A PETROGRAPHIC STUDY OF PALEO-AMERICAN TOOL MATERIALS, DEERFIELD, MASSACHUSETTS


CALOGERO, Barbara L., Archaeologist, 148 Lawler Road, West Hartford, CT 06117, logero5307@aol.com

More than 10,000 years ago Paleo-Americans transported a large supply of chert from the Hudson Valley to the Connecticut Valley in Deerfield, to knap into weapons for hunting caribou. In 1995, Gramly excavated the location, the Sugarloaf site, first identified in 1978 by Thomas Ulrich. Gramly and colleagues continued the excavation in 2013, recovering 115 tools including whole or fragments of 23 fluted spear points of chert and two of banded rhyolite.

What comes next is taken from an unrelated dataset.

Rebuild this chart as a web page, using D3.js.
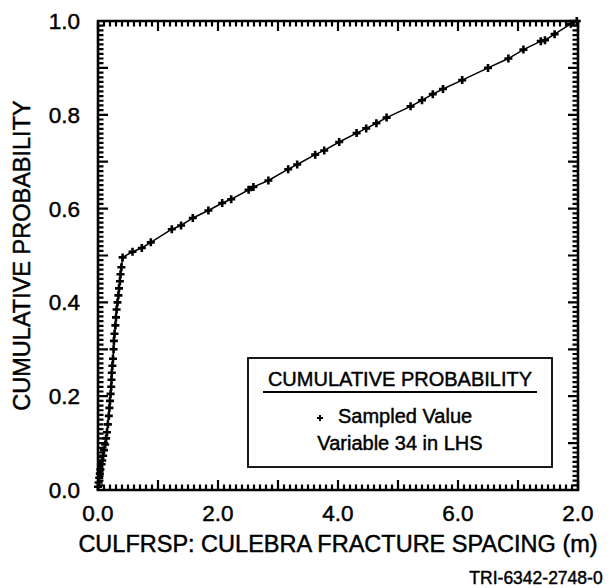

Of the 42,000 knapping waste flakes, 26 were prepared in thin section for petrographic identification. Eight were rhyolite, five of which are spherulitic and resemble the rhyolite from Mt. Jasper, Berlin, New Hamp[shire. The remainder of the flakes consist of Hudson Valley chert, Clough and other metamorphic quartzites, basalt from both the entablature and collonade of the Holyoke flow, pegmatite, and a few rocks that are too fine grained to identify.

These few thin sections provide evidence of the resourcefulness of the ancient tool knappers and their willingness to use a variety of different materials. It also indicates that they obtained rock by direct procurement or exchange from a considerable distance, more than 200 km to the northeast.